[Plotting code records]
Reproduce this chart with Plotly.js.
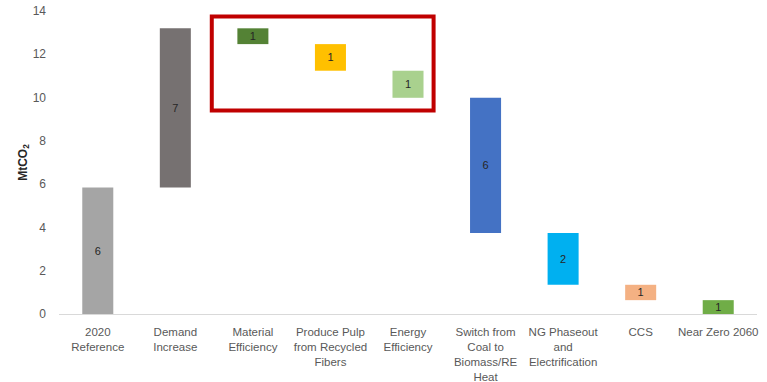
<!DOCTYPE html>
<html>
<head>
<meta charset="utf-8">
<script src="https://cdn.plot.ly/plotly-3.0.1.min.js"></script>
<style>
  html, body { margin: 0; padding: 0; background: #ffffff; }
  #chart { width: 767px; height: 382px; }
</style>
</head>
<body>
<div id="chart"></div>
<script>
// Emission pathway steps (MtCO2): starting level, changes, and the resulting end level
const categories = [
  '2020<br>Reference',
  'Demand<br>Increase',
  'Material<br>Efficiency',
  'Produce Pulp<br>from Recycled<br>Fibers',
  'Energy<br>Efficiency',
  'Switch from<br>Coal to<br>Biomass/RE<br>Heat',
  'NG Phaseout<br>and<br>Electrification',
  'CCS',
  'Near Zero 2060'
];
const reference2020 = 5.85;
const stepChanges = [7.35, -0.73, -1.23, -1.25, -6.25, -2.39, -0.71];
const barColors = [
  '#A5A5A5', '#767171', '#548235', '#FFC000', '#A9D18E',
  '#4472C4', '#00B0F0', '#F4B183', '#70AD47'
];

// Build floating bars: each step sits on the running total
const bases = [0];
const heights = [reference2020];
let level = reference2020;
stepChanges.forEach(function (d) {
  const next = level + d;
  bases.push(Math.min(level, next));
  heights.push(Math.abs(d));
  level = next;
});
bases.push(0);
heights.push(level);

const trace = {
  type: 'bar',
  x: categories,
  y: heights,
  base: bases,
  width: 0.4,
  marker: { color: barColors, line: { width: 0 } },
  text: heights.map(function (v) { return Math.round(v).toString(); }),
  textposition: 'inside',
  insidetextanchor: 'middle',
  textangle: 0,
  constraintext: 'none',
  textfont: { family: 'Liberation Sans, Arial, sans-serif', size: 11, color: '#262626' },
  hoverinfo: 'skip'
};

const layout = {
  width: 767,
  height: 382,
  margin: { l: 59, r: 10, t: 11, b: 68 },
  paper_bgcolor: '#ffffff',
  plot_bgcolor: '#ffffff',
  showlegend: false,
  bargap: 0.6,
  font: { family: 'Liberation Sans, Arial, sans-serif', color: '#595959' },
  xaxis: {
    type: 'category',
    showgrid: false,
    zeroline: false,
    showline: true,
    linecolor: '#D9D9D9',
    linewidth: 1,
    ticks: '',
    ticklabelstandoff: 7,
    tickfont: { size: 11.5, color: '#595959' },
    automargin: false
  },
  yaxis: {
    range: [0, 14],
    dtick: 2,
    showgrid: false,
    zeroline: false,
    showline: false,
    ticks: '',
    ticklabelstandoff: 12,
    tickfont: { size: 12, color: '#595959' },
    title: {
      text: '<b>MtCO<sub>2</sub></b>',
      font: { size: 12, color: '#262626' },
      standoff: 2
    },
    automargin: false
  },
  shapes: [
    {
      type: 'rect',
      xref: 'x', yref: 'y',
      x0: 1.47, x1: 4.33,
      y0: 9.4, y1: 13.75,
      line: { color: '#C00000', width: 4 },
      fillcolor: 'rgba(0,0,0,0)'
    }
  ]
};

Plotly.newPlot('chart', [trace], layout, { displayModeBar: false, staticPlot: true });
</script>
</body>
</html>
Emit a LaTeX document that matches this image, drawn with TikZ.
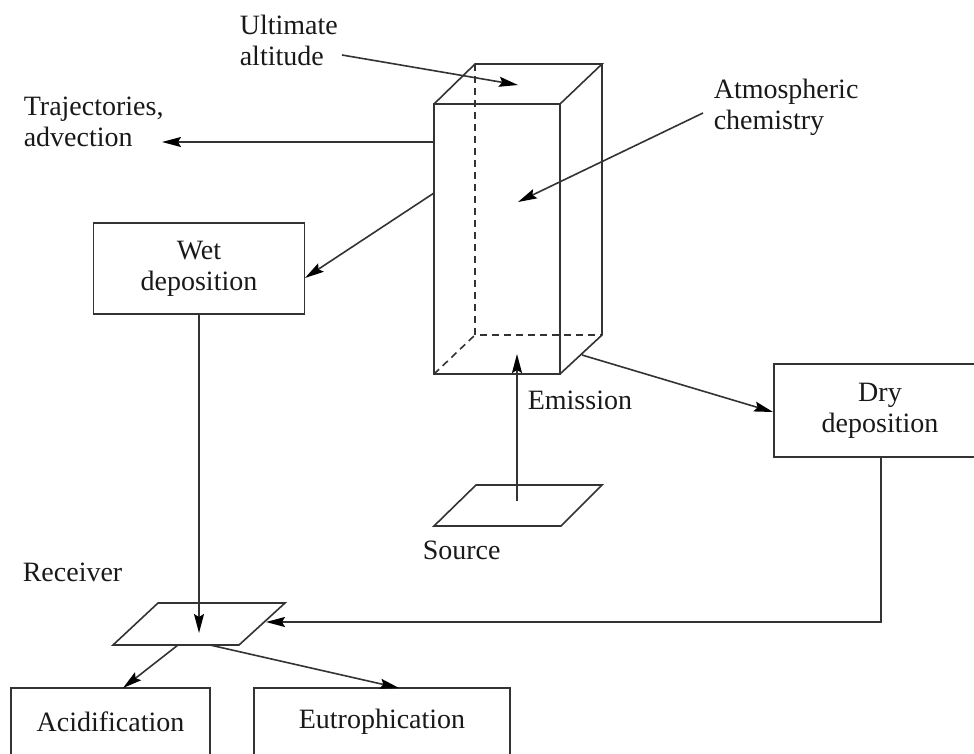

SHORT EXERCISE
What you return should match the records above word for word, minus the pictures.

SOLVED EXERCISE
Reproduce this chart with Plotly.js.
<!DOCTYPE html>
<html>
<head>
<meta charset="utf-8">
<script src="https://cdn.plot.ly/plotly-3.0.1.min.js"></script>
<style>
  html, body { margin: 0; padding: 0; background: #ffffff; }
  #chart { width: 767px; height: 382px; }
</style>
</head>
<body>
<div id="chart"></div>
<script>
// Emission pathway steps (MtCO2): starting level, changes, and the resulting end level
const categories = [
  '2020<br>Reference',
  'Demand<br>Increase',
  'Material<br>Efficiency',
  'Produce Pulp<br>from Recycled<br>Fibers',
  'Energy<br>Efficiency',
  'Switch from<br>Coal to<br>Biomass/RE<br>Heat',
  'NG Phaseout<br>and<br>Electrification',
  'CCS',
  'Near Zero 2060'
];
const reference2020 = 5.85;
const stepChanges = [7.35, -0.73, -1.23, -1.25, -6.25, -2.39, -0.71];
const barColors = [
  '#A5A5A5', '#767171', '#548235', '#FFC000', '#A9D18E',
  '#4472C4', '#00B0F0', '#F4B183', '#70AD47'
];

// Build floating bars: each step sits on the running total
const bases = [0];
const heights = [reference2020];
let level = reference2020;
stepChanges.forEach(function (d) {
  const next = level + d;
  bases.push(Math.min(level, next));
  heights.push(Math.abs(d));
  level = next;
});
bases.push(0);
heights.push(level);

const trace = {
  type: 'bar',
  x: categories,
  y: heights,
  base: bases,
  width: 0.4,
  marker: { color: barColors, line: { width: 0 } },
  text: heights.map(function (v) { return Math.round(v).toString(); }),
  textposition: 'inside',
  insidetextanchor: 'middle',
  textangle: 0,
  constraintext: 'none',
  textfont: { family: 'Liberation Sans, Arial, sans-serif', size: 11, color: '#262626' },
  hoverinfo: 'skip'
};

const layout = {
  width: 767,
  height: 382,
  margin: { l: 59, r: 10, t: 11, b: 68 },
  paper_bgcolor: '#ffffff',
  plot_bgcolor: '#ffffff',
  showlegend: false,
  bargap: 0.6,
  font: { family: 'Liberation Sans, Arial, sans-serif', color: '#595959' },
  xaxis: {
    type: 'category',
    showgrid: false,
    zeroline: false,
    showline: true,
    linecolor: '#D9D9D9',
    linewidth: 1,
    ticks: '',
    ticklabelstandoff: 7,
    tickfont: { size: 11.5, color: '#595959' },
    automargin: false
  },
  yaxis: {
    range: [0, 14],
    dtick: 2,
    showgrid: false,
    zeroline: false,
    showline: false,
    ticks: '',
    ticklabelstandoff: 12,
    tickfont: { size: 12, color: '#595959' },
    title: {
      text: '<b>MtCO<sub>2</sub></b>',
      font: { size: 12, color: '#262626' },
      standoff: 2
    },
    automargin: false
  },
  shapes: [
    {
      type: 'rect',
      xref: 'x', yref: 'y',
      x0: 1.47, x1: 4.33,
      y0: 9.4, y1: 13.75,
      line: { color: '#C00000', width: 4 },
      fillcolor: 'rgba(0,0,0,0)'
    }
  ]
};

Plotly.newPlot('chart', [trace], layout, { displayModeBar: false, staticPlot: true });
</script>
</body>
</html>
Emit a LaTeX document that matches this image, drawn with TikZ.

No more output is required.